- **What is expected**
Will you print the material below without altering a single character?

· · · · ·

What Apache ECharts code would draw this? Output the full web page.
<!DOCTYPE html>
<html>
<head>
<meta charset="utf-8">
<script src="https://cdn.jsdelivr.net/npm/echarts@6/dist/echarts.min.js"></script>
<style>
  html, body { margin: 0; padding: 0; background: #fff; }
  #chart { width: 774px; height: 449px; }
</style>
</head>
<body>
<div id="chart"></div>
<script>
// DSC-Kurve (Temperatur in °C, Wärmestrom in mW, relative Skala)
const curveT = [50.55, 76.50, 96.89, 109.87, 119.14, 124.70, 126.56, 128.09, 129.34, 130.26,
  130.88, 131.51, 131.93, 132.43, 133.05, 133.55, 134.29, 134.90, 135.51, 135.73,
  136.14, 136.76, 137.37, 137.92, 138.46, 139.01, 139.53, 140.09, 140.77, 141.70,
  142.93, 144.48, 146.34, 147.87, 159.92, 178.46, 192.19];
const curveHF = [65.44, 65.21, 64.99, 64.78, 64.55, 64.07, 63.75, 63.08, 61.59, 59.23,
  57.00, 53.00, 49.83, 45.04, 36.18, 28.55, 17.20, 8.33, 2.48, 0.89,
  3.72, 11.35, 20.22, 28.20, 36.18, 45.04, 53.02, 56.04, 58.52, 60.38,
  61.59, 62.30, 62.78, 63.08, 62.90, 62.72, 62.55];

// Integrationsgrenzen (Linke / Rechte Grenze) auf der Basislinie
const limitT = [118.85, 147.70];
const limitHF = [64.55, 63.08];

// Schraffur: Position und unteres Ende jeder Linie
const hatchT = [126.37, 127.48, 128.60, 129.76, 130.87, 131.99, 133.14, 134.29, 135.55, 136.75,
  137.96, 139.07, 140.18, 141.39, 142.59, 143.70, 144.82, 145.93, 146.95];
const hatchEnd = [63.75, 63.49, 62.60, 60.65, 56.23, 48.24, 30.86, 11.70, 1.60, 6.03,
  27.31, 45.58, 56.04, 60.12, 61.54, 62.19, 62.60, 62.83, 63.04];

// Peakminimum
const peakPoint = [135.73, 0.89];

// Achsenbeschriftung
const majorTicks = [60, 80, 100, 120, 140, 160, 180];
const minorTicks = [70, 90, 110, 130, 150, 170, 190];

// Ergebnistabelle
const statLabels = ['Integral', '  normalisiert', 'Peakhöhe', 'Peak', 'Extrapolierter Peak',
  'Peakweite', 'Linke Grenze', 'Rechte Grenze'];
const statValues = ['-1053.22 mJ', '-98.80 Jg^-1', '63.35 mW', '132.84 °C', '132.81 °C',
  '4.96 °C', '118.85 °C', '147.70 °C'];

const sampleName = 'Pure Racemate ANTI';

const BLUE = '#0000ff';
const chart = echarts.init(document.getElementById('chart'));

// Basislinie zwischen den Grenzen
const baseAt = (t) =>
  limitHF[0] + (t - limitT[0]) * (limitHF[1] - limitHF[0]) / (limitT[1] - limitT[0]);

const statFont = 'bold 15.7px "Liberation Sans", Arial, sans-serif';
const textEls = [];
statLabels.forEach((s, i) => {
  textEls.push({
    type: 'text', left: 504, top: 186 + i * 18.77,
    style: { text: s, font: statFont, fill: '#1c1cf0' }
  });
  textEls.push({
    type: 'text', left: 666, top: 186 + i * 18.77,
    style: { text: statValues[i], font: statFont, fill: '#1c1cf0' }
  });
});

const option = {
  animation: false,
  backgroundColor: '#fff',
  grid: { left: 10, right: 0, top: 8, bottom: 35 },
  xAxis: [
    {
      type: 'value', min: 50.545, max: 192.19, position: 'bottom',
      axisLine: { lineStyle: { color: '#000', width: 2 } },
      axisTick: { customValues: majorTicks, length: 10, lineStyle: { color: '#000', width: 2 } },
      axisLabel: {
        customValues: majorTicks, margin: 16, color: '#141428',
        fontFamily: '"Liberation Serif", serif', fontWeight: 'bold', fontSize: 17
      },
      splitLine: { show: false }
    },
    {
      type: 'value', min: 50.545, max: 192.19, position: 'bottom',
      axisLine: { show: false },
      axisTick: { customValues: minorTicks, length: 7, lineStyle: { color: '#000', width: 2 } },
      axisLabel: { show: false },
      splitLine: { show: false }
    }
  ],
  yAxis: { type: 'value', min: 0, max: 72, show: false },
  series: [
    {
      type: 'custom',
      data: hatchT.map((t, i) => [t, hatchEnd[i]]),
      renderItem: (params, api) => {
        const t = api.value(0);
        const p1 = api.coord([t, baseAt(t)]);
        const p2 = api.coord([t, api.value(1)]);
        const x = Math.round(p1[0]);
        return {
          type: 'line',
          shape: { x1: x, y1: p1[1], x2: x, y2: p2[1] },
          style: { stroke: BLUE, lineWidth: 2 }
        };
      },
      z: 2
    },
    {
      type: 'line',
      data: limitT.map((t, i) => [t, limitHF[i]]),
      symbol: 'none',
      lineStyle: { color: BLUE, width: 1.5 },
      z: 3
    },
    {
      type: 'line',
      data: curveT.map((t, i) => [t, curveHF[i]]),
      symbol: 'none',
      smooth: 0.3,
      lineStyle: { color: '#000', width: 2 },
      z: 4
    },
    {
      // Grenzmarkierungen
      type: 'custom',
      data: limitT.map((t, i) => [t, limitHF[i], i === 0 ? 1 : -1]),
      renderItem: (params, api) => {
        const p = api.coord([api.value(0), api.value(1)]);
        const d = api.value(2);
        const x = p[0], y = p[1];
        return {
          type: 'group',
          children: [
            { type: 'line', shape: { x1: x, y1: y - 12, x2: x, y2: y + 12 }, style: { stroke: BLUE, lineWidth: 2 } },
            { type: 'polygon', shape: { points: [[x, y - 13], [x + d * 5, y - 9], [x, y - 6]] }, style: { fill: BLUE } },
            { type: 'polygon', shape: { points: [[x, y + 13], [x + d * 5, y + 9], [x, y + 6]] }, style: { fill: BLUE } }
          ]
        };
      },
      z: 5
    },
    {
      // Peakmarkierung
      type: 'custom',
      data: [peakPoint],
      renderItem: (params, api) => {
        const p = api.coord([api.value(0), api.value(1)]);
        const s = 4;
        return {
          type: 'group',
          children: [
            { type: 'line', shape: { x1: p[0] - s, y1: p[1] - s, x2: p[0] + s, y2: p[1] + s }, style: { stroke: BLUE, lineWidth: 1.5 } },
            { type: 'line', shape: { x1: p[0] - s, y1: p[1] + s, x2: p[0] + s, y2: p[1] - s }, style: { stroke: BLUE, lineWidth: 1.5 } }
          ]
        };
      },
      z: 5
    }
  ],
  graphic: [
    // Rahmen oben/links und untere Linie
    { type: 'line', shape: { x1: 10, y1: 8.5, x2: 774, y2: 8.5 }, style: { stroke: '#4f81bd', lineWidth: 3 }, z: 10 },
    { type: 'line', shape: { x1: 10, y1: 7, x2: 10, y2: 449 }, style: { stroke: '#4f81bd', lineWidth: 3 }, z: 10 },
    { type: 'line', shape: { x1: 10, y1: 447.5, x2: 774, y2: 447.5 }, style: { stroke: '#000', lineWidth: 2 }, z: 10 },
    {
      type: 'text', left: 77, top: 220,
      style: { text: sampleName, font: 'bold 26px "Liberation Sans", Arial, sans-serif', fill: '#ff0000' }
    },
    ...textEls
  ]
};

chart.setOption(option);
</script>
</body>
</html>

· · · · ·

- **Solution below**
What Apache ECharts code would draw this? Output the full web page.
<!DOCTYPE html>
<html>
<head>
<meta charset="utf-8">
<script src="https://cdn.jsdelivr.net/npm/echarts@6/dist/echarts.min.js"></script>
<style>
  html, body { margin: 0; padding: 0; background: #fff; }
  #chart { width: 774px; height: 449px; }
</style>
</head>
<body>
<div id="chart"></div>
<script>
// DSC-Kurve (Temperatur in °C, Wärmestrom in mW, relative Skala)
const curveT = [50.55, 76.50, 96.89, 109.87, 119.14, 124.70, 126.56, 128.09, 129.34, 130.26,
  130.88, 131.51, 131.93, 132.43, 133.05, 133.55, 134.29, 134.90, 135.51, 135.73,
  136.14, 136.76, 137.37, 137.92, 138.46, 139.01, 139.53, 140.09, 140.77, 141.70,
  142.93, 144.48, 146.34, 147.87, 159.92, 178.46, 192.19];
const curveHF = [65.44, 65.21, 64.99, 64.78, 64.55, 64.07, 63.75, 63.08, 61.59, 59.23,
  57.00, 53.00, 49.83, 45.04, 36.18, 28.55, 17.20, 8.33, 2.48, 0.89,
  3.72, 11.35, 20.22, 28.20, 36.18, 45.04, 53.02, 56.04, 58.52, 60.38,
  61.59, 62.30, 62.78, 63.08, 62.90, 62.72, 62.55];

// Integrationsgrenzen (Linke / Rechte Grenze) auf der Basislinie
const limitT = [118.85, 147.70];
const limitHF = [64.55, 63.08];

// Schraffur: Position und unteres Ende jeder Linie
const hatchT = [126.37, 127.48, 128.60, 129.76, 130.87, 131.99, 133.14, 134.29, 135.55, 136.75,
  137.96, 139.07, 140.18, 141.39, 142.59, 143.70, 144.82, 145.93, 146.95];
const hatchEnd = [63.75, 63.49, 62.60, 60.65, 56.23, 48.24, 30.86, 11.70, 1.60, 6.03,
  27.31, 45.58, 56.04, 60.12, 61.54, 62.19, 62.60, 62.83, 63.04];

// Peakminimum
const peakPoint = [135.73, 0.89];

// Achsenbeschriftung
const majorTicks = [60, 80, 100, 120, 140, 160, 180];
const minorTicks = [70, 90, 110, 130, 150, 170, 190];

// Ergebnistabelle
const statLabels = ['Integral', '  normalisiert', 'Peakhöhe', 'Peak', 'Extrapolierter Peak',
  'Peakweite', 'Linke Grenze', 'Rechte Grenze'];
const statValues = ['-1053.22 mJ', '-98.80 Jg^-1', '63.35 mW', '132.84 °C', '132.81 °C',
  '4.96 °C', '118.85 °C', '147.70 °C'];

const sampleName = 'Pure Racemate ANTI';

const BLUE = '#0000ff';
const chart = echarts.init(document.getElementById('chart'));

// Basislinie zwischen den Grenzen
const baseAt = (t) =>
  limitHF[0] + (t - limitT[0]) * (limitHF[1] - limitHF[0]) / (limitT[1] - limitT[0]);

const statFont = 'bold 15.7px "Liberation Sans", Arial, sans-serif';
const textEls = [];
statLabels.forEach((s, i) => {
  textEls.push({
    type: 'text', left: 504, top: 186 + i * 18.77,
    style: { text: s, font: statFont, fill: '#1c1cf0' }
  });
  textEls.push({
    type: 'text', left: 666, top: 186 + i * 18.77,
    style: { text: statValues[i], font: statFont, fill: '#1c1cf0' }
  });
});

const option = {
  animation: false,
  backgroundColor: '#fff',
  grid: { left: 10, right: 0, top: 8, bottom: 35 },
  xAxis: [
    {
      type: 'value', min: 50.545, max: 192.19, position: 'bottom',
      axisLine: { lineStyle: { color: '#000', width: 2 } },
      axisTick: { customValues: majorTicks, length: 10, lineStyle: { color: '#000', width: 2 } },
      axisLabel: {
        customValues: majorTicks, margin: 16, color: '#141428',
        fontFamily: '"Liberation Serif", serif', fontWeight: 'bold', fontSize: 17
      },
      splitLine: { show: false }
    },
    {
      type: 'value', min: 50.545, max: 192.19, position: 'bottom',
      axisLine: { show: false },
      axisTick: { customValues: minorTicks, length: 7, lineStyle: { color: '#000', width: 2 } },
      axisLabel: { show: false },
      splitLine: { show: false }
    }
  ],
  yAxis: { type: 'value', min: 0, max: 72, show: false },
  series: [
    {
      type: 'custom',
      data: hatchT.map((t, i) => [t, hatchEnd[i]]),
      renderItem: (params, api) => {
        const t = api.value(0);
        const p1 = api.coord([t, baseAt(t)]);
        const p2 = api.coord([t, api.value(1)]);
        const x = Math.round(p1[0]);
        return {
          type: 'line',
          shape: { x1: x, y1: p1[1], x2: x, y2: p2[1] },
          style: { stroke: BLUE, lineWidth: 2 }
        };
      },
      z: 2
    },
    {
      type: 'line',
      data: limitT.map((t, i) => [t, limitHF[i]]),
      symbol: 'none',
      lineStyle: { color: BLUE, width: 1.5 },
      z: 3
    },
    {
      type: 'line',
      data: curveT.map((t, i) => [t, curveHF[i]]),
      symbol: 'none',
      smooth: 0.3,
      lineStyle: { color: '#000', width: 2 },
      z: 4
    },
    {
      // Grenzmarkierungen
      type: 'custom',
      data: limitT.map((t, i) => [t, limitHF[i], i === 0 ? 1 : -1]),
      renderItem: (params, api) => {
        const p = api.coord([api.value(0), api.value(1)]);
        const d = api.value(2);
        const x = p[0], y = p[1];
        return {
          type: 'group',
          children: [
            { type: 'line', shape: { x1: x, y1: y - 12, x2: x, y2: y + 12 }, style: { stroke: BLUE, lineWidth: 2 } },
            { type: 'polygon', shape: { points: [[x, y - 13], [x + d * 5, y - 9], [x, y - 6]] }, style: { fill: BLUE } },
            { type: 'polygon', shape: { points: [[x, y + 13], [x + d * 5, y + 9], [x, y + 6]] }, style: { fill: BLUE } }
          ]
        };
      },
      z: 5
    },
    {
      // Peakmarkierung
      type: 'custom',
      data: [peakPoint],
      renderItem: (params, api) => {
        const p = api.coord([api.value(0), api.value(1)]);
        const s = 4;
        return {
          type: 'group',
          children: [
            { type: 'line', shape: { x1: p[0] - s, y1: p[1] - s, x2: p[0] + s, y2: p[1] + s }, style: { stroke: BLUE, lineWidth: 1.5 } },
            { type: 'line', shape: { x1: p[0] - s, y1: p[1] + s, x2: p[0] + s, y2: p[1] - s }, style: { stroke: BLUE, lineWidth: 1.5 } }
          ]
        };
      },
      z: 5
    }
  ],
  graphic: [
    // Rahmen oben/links und untere Linie
    { type: 'line', shape: { x1: 10, y1: 8.5, x2: 774, y2: 8.5 }, style: { stroke: '#4f81bd', lineWidth: 3 }, z: 10 },
    { type: 'line', shape: { x1: 10, y1: 7, x2: 10, y2: 449 }, style: { stroke: '#4f81bd', lineWidth: 3 }, z: 10 },
    { type: 'line', shape: { x1: 10, y1: 447.5, x2: 774, y2: 447.5 }, style: { stroke: '#000', lineWidth: 2 }, z: 10 },
    {
      type: 'text', left: 77, top: 220,
      style: { text: sampleName, font: 'bold 26px "Liberation Sans", Arial, sans-serif', fill: '#ff0000' }
    },
    ...textEls
  ]
};

chart.setOption(option);
</script>
</body>
</html>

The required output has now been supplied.